↓↓↓
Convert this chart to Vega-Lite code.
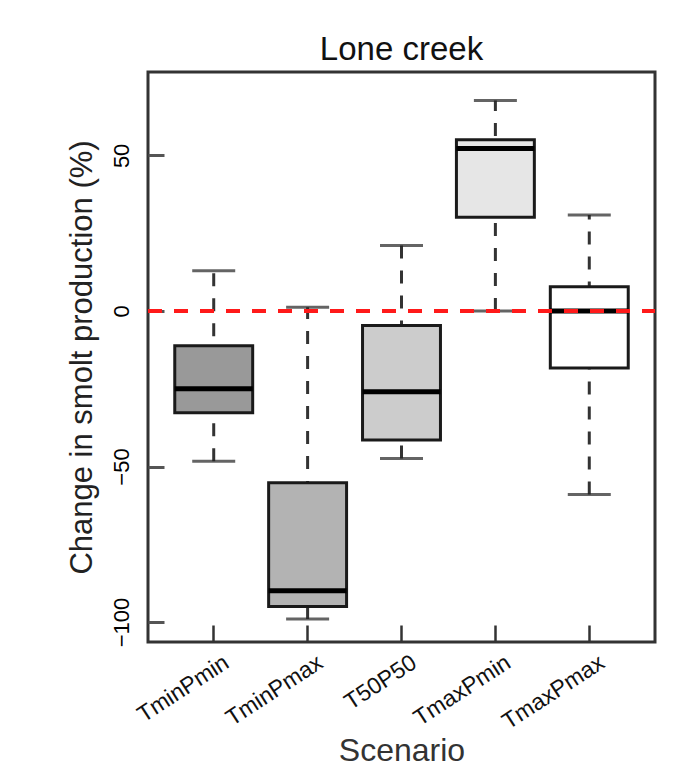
{
  "$schema": "https://vega.github.io/schema/vega-lite/v6.json",
  "autosize": {"type": "none"},
  "width": 507,
  "height": 570,
  "padding": {"left": 148, "top": 72, "right": 43, "bottom": 139},
  "background": "white",
  "config": {
    "font": "Liberation Sans",
    "view": {"stroke": "#333333", "strokeWidth": 3},
    "axis": {"grid": false, "domain": false}
  },
  "title": {
    "text": "Lone creek",
    "fontSize": 33,
    "fontWeight": "normal",
    "color": "#111111",
    "anchor": "middle",
    "offset": 5
  },
  "data": {
    "values": [
      {"scenario": "TminPmin", "lower": -48.3, "q1": -32.7, "median": -25.0, "q3": -11.2, "upper": 12.9},
      {"scenario": "TminPmax", "lower": -99.0, "q1": -95.0, "median": -89.9, "q3": -55.2, "upper": 1.2},
      {"scenario": "T50P50", "lower": -47.4, "q1": -41.5, "median": -26.0, "q3": -4.7, "upper": 21.0},
      {"scenario": "TmaxPmin", "lower": 0.0, "q1": 30.1, "median": 52.2, "q3": 55.0, "upper": 67.6},
      {"scenario": "TmaxPmax", "lower": -59.0, "q1": -18.3, "median": 0.0, "q3": 7.8, "upper": 30.8}
    ]
  },
  "encoding": {
    "x": {
      "field": "scenario",
      "type": "nominal",
      "sort": ["TminPmin", "TminPmax", "T50P50", "TmaxPmin", "TmaxPmax"],
      "scale": {"paddingInner": 0.17, "paddingOuter": 0.285},
      "axis": {
        "title": "Scenario",
        "titleFontSize": 32,
        "titleFontWeight": "normal",
        "titleColor": "#333333",
        "titleY": 93,
        "titleBaseline": "top",
        "labelAngle": -33,
        "labelAlign": "right",
        "labelBaseline": "top",
        "labelFontSize": 23,
        "labelColor": "#111111",
        "labelOffset": 7,
        "labelPadding": 26,
        "tickSize": -17,
        "tickWidth": 2.5,
        "tickColor": "#333333",
        "encode": {
          "labels": {
            "update": {
              "x": {
                "scale": "x",
                "field": "value",
                "band": 0.5,
                "offset": {"signal": "datum.value === 'TmaxPmin' ? 21 : datum.value === 'TmaxPmax' ? 27 : 7"}
              }
            }
          }
        }
      }
    }
  },
  "layer": [
    {
      "mark": {"type": "rule", "color": "#333333", "strokeWidth": 3, "strokeDash": [13, 12]},
      "encoding": {
        "y": {
          "field": "lower",
          "type": "quantitative",
          "scale": {"domain": [-106.4, 76.8], "nice": false, "zero": false},
          "axis": {
            "title": "Change in smolt production (%)",
            "titleFontSize": 31,
            "titleFontWeight": "normal",
            "titleColor": "#222222",
            "titleAngle": -90,
            "titleX": -81,
            "titleY": 285,
            "titleAlign": "center",
            "titleBaseline": "top",
            "values": [-100, -50, 0, 50],
            "labelAngle": -90,
            "labelAlign": "center",
            "labelBaseline": "bottom",
            "labelFontSize": 22,
            "labelColor": "#000000",
            "labelPadding": 31,
            "tickSize": -16,
            "tickWidth": 3,
            "tickColor": "#555555"
          }
        },
        "y2": {"field": "upper"}
      }
    },
    {
      "mark": {"type": "tick", "color": "#222222", "size": 43, "thickness": 3},
      "encoding": {"y": {"field": "lower", "type": "quantitative"}}
    },
    {
      "mark": {"type": "tick", "color": "#222222", "size": 43, "thickness": 3},
      "encoding": {"y": {"field": "upper", "type": "quantitative"}}
    },
    {
      "mark": {"type": "bar", "stroke": "#1a1a1a", "strokeWidth": 3, "opacity": 1},
      "encoding": {
        "y": {"field": "q1", "type": "quantitative"},
        "y2": {"field": "q3"},
        "fill": {
          "field": "scenario",
          "type": "nominal",
          "scale": {
            "domain": ["TminPmin", "TminPmax", "T50P50", "TmaxPmin", "TmaxPmax"],
            "range": ["#999999", "#b3b3b3", "#cccccc", "#e6e6e6", "#ffffff"]
          },
          "legend": null
        }
      }
    },
    {
      "mark": {"type": "tick", "color": "#000000", "size": 78, "thickness": 5, "opacity": 1},
      "encoding": {"y": {"field": "median", "type": "quantitative"}}
    },
    {
      "mark": {"type": "rule", "color": "#ff1a1a", "strokeWidth": 3.5, "strokeDash": [14, 12]},
      "encoding": {"y": {"datum": 0, "type": "quantitative"}, "x": {"value": 0}, "x2": {"value": 507}}
    }
  ]
}
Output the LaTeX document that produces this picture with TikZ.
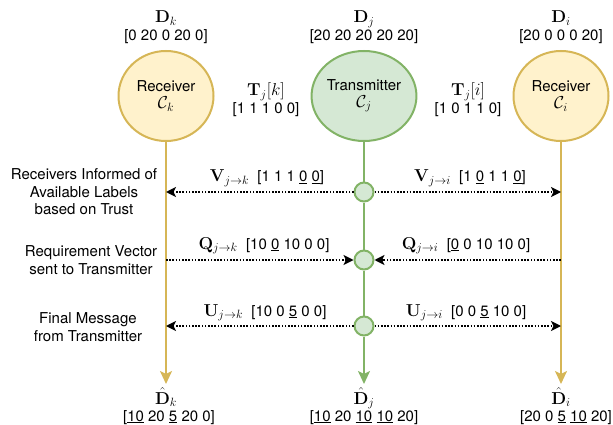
↑↑↑
### What to do
Each record above is to be restated exactly, with its pictures removed from the copy.

### Result of this exercise
Convert this chart to Vega-Lite code.
{
  "$schema": "https://vega.github.io/schema/vega-lite/v6.json",
  "autosize": {"type": "none"},
  "width": 507,
  "height": 570,
  "padding": {"left": 148, "top": 72, "right": 43, "bottom": 139},
  "background": "white",
  "config": {
    "font": "Liberation Sans",
    "view": {"stroke": "#333333", "strokeWidth": 3},
    "axis": {"grid": false, "domain": false}
  },
  "title": {
    "text": "Lone creek",
    "fontSize": 33,
    "fontWeight": "normal",
    "color": "#111111",
    "anchor": "middle",
    "offset": 5
  },
  "data": {
    "values": [
      {"scenario": "TminPmin", "lower": -48.3, "q1": -32.7, "median": -25.0, "q3": -11.2, "upper": 12.9},
      {"scenario": "TminPmax", "lower": -99.0, "q1": -95.0, "median": -89.9, "q3": -55.2, "upper": 1.2},
      {"scenario": "T50P50", "lower": -47.4, "q1": -41.5, "median": -26.0, "q3": -4.7, "upper": 21.0},
      {"scenario": "TmaxPmin", "lower": 0.0, "q1": 30.1, "median": 52.2, "q3": 55.0, "upper": 67.6},
      {"scenario": "TmaxPmax", "lower": -59.0, "q1": -18.3, "median": 0.0, "q3": 7.8, "upper": 30.8}
    ]
  },
  "encoding": {
    "x": {
      "field": "scenario",
      "type": "nominal",
      "sort": ["TminPmin", "TminPmax", "T50P50", "TmaxPmin", "TmaxPmax"],
      "scale": {"paddingInner": 0.17, "paddingOuter": 0.285},
      "axis": {
        "title": "Scenario",
        "titleFontSize": 32,
        "titleFontWeight": "normal",
        "titleColor": "#333333",
        "titleY": 93,
        "titleBaseline": "top",
        "labelAngle": -33,
        "labelAlign": "right",
        "labelBaseline": "top",
        "labelFontSize": 23,
        "labelColor": "#111111",
        "labelOffset": 7,
        "labelPadding": 26,
        "tickSize": -17,
        "tickWidth": 2.5,
        "tickColor": "#333333",
        "encode": {
          "labels": {
            "update": {
              "x": {
                "scale": "x",
                "field": "value",
                "band": 0.5,
                "offset": {"signal": "datum.value === 'TmaxPmin' ? 21 : datum.value === 'TmaxPmax' ? 27 : 7"}
              }
            }
          }
        }
      }
    }
  },
  "layer": [
    {
      "mark": {"type": "rule", "color": "#333333", "strokeWidth": 3, "strokeDash": [13, 12]},
      "encoding": {
        "y": {
          "field": "lower",
          "type": "quantitative",
          "scale": {"domain": [-106.4, 76.8], "nice": false, "zero": false},
          "axis": {
            "title": "Change in smolt production (%)",
            "titleFontSize": 31,
            "titleFontWeight": "normal",
            "titleColor": "#222222",
            "titleAngle": -90,
            "titleX": -81,
            "titleY": 285,
            "titleAlign": "center",
            "titleBaseline": "top",
            "values": [-100, -50, 0, 50],
            "labelAngle": -90,
            "labelAlign": "center",
            "labelBaseline": "bottom",
            "labelFontSize": 22,
            "labelColor": "#000000",
            "labelPadding": 31,
            "tickSize": -16,
            "tickWidth": 3,
            "tickColor": "#555555"
          }
        },
        "y2": {"field": "upper"}
      }
    },
    {
      "mark": {"type": "tick", "color": "#222222", "size": 43, "thickness": 3},
      "encoding": {"y": {"field": "lower", "type": "quantitative"}}
    },
    {
      "mark": {"type": "tick", "color": "#222222", "size": 43, "thickness": 3},
      "encoding": {"y": {"field": "upper", "type": "quantitative"}}
    },
    {
      "mark": {"type": "bar", "stroke": "#1a1a1a", "strokeWidth": 3, "opacity": 1},
      "encoding": {
        "y": {"field": "q1", "type": "quantitative"},
        "y2": {"field": "q3"},
        "fill": {
          "field": "scenario",
          "type": "nominal",
          "scale": {
            "domain": ["TminPmin", "TminPmax", "T50P50", "TmaxPmin", "TmaxPmax"],
            "range": ["#999999", "#b3b3b3", "#cccccc", "#e6e6e6", "#ffffff"]
          },
          "legend": null
        }
      }
    },
    {
      "mark": {"type": "tick", "color": "#000000", "size": 78, "thickness": 5, "opacity": 1},
      "encoding": {"y": {"field": "median", "type": "quantitative"}}
    },
    {
      "mark": {"type": "rule", "color": "#ff1a1a", "strokeWidth": 3.5, "strokeDash": [14, 12]},
      "encoding": {"y": {"datum": 0, "type": "quantitative"}, "x": {"value": 0}, "x2": {"value": 507}}
    }
  ]
}
Output the LaTeX document that produces this picture with TikZ.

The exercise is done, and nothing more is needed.